Invoking this, I made a simple Dockerfile
:
FROM python:3.10.7-slim-bullseye
WORKDIR /app
COPY requirements.txt .
RUN apt-get update && \
apt-get upgrade -y && \
apt-get install build-essential -y
RUN pip install -r requirements.txt
COPY . .
RUN groupadd -g 1000 mlflow_grp && \
useradd -r -u 1000 -g mlflow_grp mlflow_user --home /home/mlflow_user && \
chown -R mlflow_user /app
RUN mkdir -p /mnt/backend_store /mnt/artifacts && \
chown -R mlflow_user /mnt/backend_store && \
chmod a+rwx -R /mnt/backend_store && \
chown -R mlflow_user /mnt/artifacts && \
chmod a+rwx -R /mnt/artifacts && \
chmod +x entrypoint.sh
ENV PYTHONUNBUFFERED TRUE
ENTRYPOINT ["./entrypoint.sh"]
Nothing fancy here, just creating a local user and group and the necessary directories for storage. MLFlow is simply a pip install
so it gets accounted for in the requirements.txt
.
It takes me forever to remember syntax so I made myself a small Makefile
for deployment:
version = $(file < version.txt)
build:
docker build -t registry.lan:5000/mlflow:v$(version)
push:
docker push registry.lan:5000/mlflow:v$(version)
pushlatest:
docker build -t registry.lan:5000/mlflow:latest .

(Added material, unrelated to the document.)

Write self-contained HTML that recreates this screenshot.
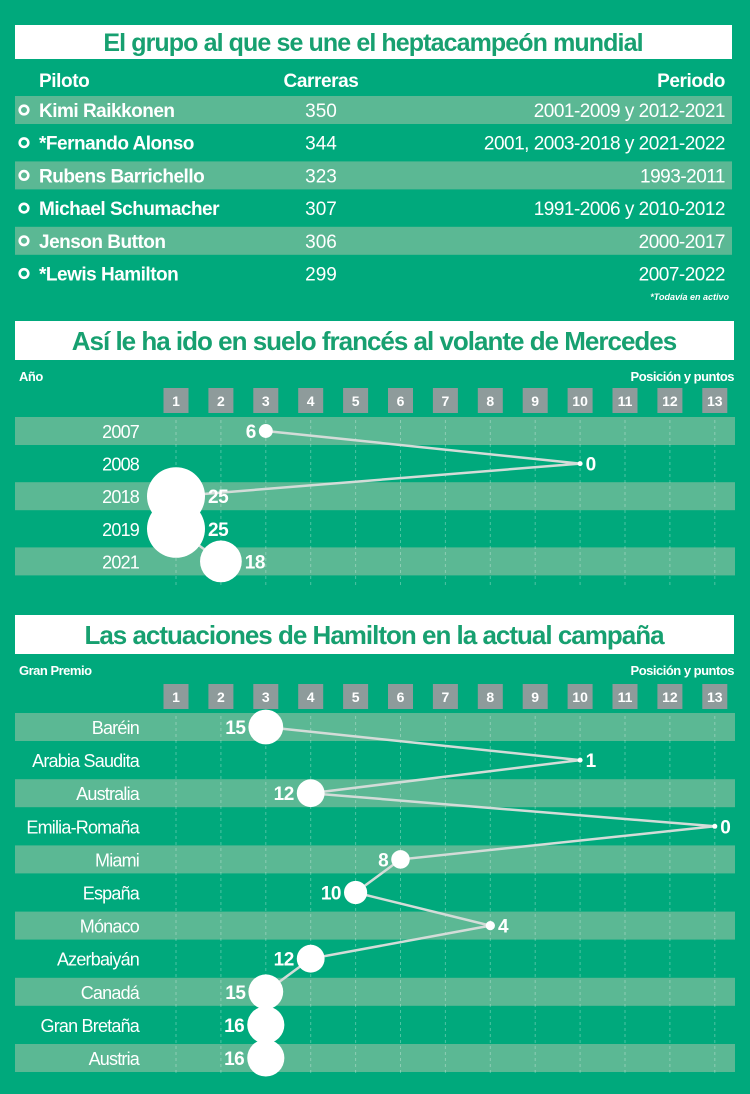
<!DOCTYPE html>
<html><head><meta charset="utf-8"><style>
html,body{margin:0;padding:0;background:#00a97c;}
svg{display:block;font-family:"Liberation Sans Narrow","Liberation Sans",sans-serif;}
</style></head><body>
<svg id="s" width="750" height="1094" viewBox="0 0 750 1094" xmlns="http://www.w3.org/2000/svg">
<rect x="0" y="0" width="750" height="1094" fill="#00a97c"/>
<g id="tbl">
<rect x="15" y="25" width="717" height="34" fill="#fff"/>
<text x="373" y="51" text-anchor="middle" font-size="25" font-weight="bold" fill="#17a070" letter-spacing="-0.9">El grupo al que se une el heptacampeón mundial</text>
<text x="39" y="87" font-size="19" font-weight="bold" fill="#fff" letter-spacing="-0.4">Piloto</text>
<text x="321" y="87" text-anchor="middle" font-size="19" font-weight="bold" fill="#fff" letter-spacing="-0.4">Carreras</text>
<text x="725" y="87" text-anchor="end" font-size="19" font-weight="bold" fill="#fff" letter-spacing="-0.4">Periodo</text>
</g>
<g id="c1"></g>
<g id="c2"></g>
</svg>
<script>
const drivers=["Kimi Raikkonen","*Fernando Alonso","Rubens Barrichello","Michael Schumacher","Jenson Button","*Lewis Hamilton"];
const races=[350,344,323,307,306,299];
const periods=["2001-2009 y 2012-2021","2001, 2003-2018 y 2021-2022","1993-2011","1991-2006 y 2010-2012","2000-2017","2007-2022"];

const years=["2007","2008","2018","2019","2021"];
const yearPos=[3,10,1,1,2];
const yearPts=[6,0,25,25,18];
const yearLabelSide=["left","right","right","right","right"];

const gps=["Baréin","Arabia Saudita","Australia","Emilia-Romaña","Miami","España","Mónaco","Azerbaiyán","Canadá","Gran Bretaña","Austria"];
const gpPos=[3,10,4,13,6,5,8,4,3,3,3];
const gpPts=[15,1,12,0,8,10,4,12,15,16,16];
const gpLabelSide=["left","right","left","right","left","left","right","left","left","left","left"];
const ticks=["1","2","3","4","5","6","7","8","9","10","11","12","13"];

const NS="http://www.w3.org/2000/svg";
function mk(parent,tag,attrs,text){const e=document.createElementNS(NS,tag);for(const k in attrs)e.setAttribute(k,attrs[k]);if(text!==undefined)e.textContent=text;parent.appendChild(e);return e;}

const tbl=document.getElementById('tbl');
drivers.forEach((d,i)=>{
  const cy=110+i*32.7;
  if(i%2===0){const b=mk(tbl,'rect',{x:15,y:cy-14,width:717,height:28,fill:'#5bb894'});
    
    }
  const c=mk(tbl,'circle',{cx:24,cy:cy,r:4.3,fill:'none',stroke:'#fff','stroke-width':2.6});
  
  
  const t1=mk(tbl,'text',{x:39,y:cy+7,'font-size':19,'font-weight':'bold',fill:'#fff','letter-spacing':'-0.5'},d);
  
  
  const t2=mk(tbl,'text',{x:321,y:cy+7,'text-anchor':'middle','font-size':19,fill:'#fff'},races[i]);
  
  
  const t3=mk(tbl,'text',{x:725,y:cy+7,'text-anchor':'end','font-size':19,fill:'#fff','letter-spacing':'-0.5'},periods[i]);
  
  
});
const fn=mk(tbl,'text',{x:729,y:300,'text-anchor':'end','font-size':9,'font-style':'italic','font-weight':'bold',fill:'#fff'},'*Todavía en activo');



function xScale(p){return 176+(p-1)*44.9;}
function rScale(pts){return Math.max(2.5,pts*1.16);}

function chart(g,cfg){
  const {title,titleY,leftHead,headY,tickY,rowY0,rowStep,cats,pos,pts,side,gridEnd}=cfg;
  const tb=mk(g,'rect',{x:15,y:titleY,width:719,height:39,fill:'#fff'});
  
  
  const tt=mk(g,'text',{x:374,y:titleY+29,'text-anchor':'middle','font-size':26,'font-weight':'bold',fill:'#17a070','letter-spacing':'-1'},title);
  
  
  const lh=mk(g,'text',{x:19,y:headY,'font-size':13,'font-weight':'bold',fill:'#fff','letter-spacing':'-0.5'},leftHead);
  
  
  const rh=mk(g,'text',{x:734,y:headY,'text-anchor':'end','font-size':13,'font-weight':'bold',fill:'#fff','letter-spacing':'-0.5'},'Posición y puntos');
  
  
  cats.forEach((c,i)=>{
    if(i%2===0){const b=mk(g,'rect',{x:15,y:rowY0+i*rowStep-14,width:720,height:28,fill:'#5bb894'});
      
      }
  });
  ticks.forEach((t,i)=>{
    const x=xScale(i+1);
    const bx=mk(g,'rect',{x:x-12.5,y:tickY,width:25,height:25,fill:'#8e9b9b'});
    
    
    const tx=mk(g,'text',{x:x,y:tickY+18,'text-anchor':'middle','font-size':14,'font-weight':'bold',fill:'#fff'},t);
    
    
    const gl=mk(g,'line',{x1:x,y1:tickY+32,x2:x,y2:gridEnd,stroke:'#ffffff','stroke-opacity':0.3,'stroke-width':1,'stroke-dasharray':'3,3'});
    
    
  });
  cats.forEach((c,i)=>{
    const lt=mk(g,'text',{x:139,y:rowY0+i*rowStep+7,'text-anchor':'end','font-size':18,fill:'#fff','letter-spacing':'-0.8'},c);
    
    
  });
  const d=pos.map((p,i)=>(i?'L':'M')+xScale(p)+','+(rowY0+i*rowStep)).join(' ');
  const pl=mk(g,'path',{d:d,fill:'none',stroke:'#d3dcd8','stroke-width':2.5});
  
  
  pos.forEach((p,i)=>{
    const cx=xScale(p),cy=rowY0+i*rowStep,r=rScale(pts[i]);
    const ci=mk(g,'circle',{cx:cx,cy:cy,r:r,fill:'#fff'});
    
    
    const left=side[i]==='left';
    const lx=left?cx-r-3:cx+r+3;
    const vl=mk(g,'text',{x:lx,y:cy+7,'text-anchor':left?'end':'start','font-size':19,'font-weight':'bold',fill:'#fff','letter-spacing':'-0.5'},pts[i]);
    
    
  });
}
chart(document.getElementById('c1'),{title:'Así le ha ido en suelo francés al volante de Mercedes',titleY:321,leftHead:'Año',headY:381,tickY:388,rowY0:431,rowStep:32.6,cats:years,pos:yearPos,pts:yearPts,side:yearLabelSide,gridEnd:588});
chart(document.getElementById('c2'),{title:'Las actuaciones de Hamilton en la actual campaña',titleY:615,leftHead:'Gran Premio',headY:675,tickY:684,rowY0:727,rowStep:33.1,cats:gps,pos:gpPos,pts:gpPts,side:gpLabelSide,gridEnd:1073});
</script>
</body></html>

docker push registry.lan:5000/mlflow:latest
registry.lan
points to my Docker registry container via Traefik reverse proxy. I tried at one point to change the mapping so registry.lan:80
redirected to port 5000 internally, but it caused a problem with my config so it remains explicit for now. Referencing version.txt
is a cute trick that does what it appears to - read a version string from a file and bake it into the image when it’s built or pushed.
Deployment
ML experiments of the kind I want to track generally are very hungry both in terms of time and electrons. Having put in the (compute) time it would be a shame to lose the results. For this reason, I’m pointing MLFlow to a network share that gets backed up. Rather than make a docker container responsible for network connections, I’m going to mount the remote shares to the container host.
(This is an NFS share on a ZFS dataset that gets replicated off-site, but that’s beyond the scope of this post.)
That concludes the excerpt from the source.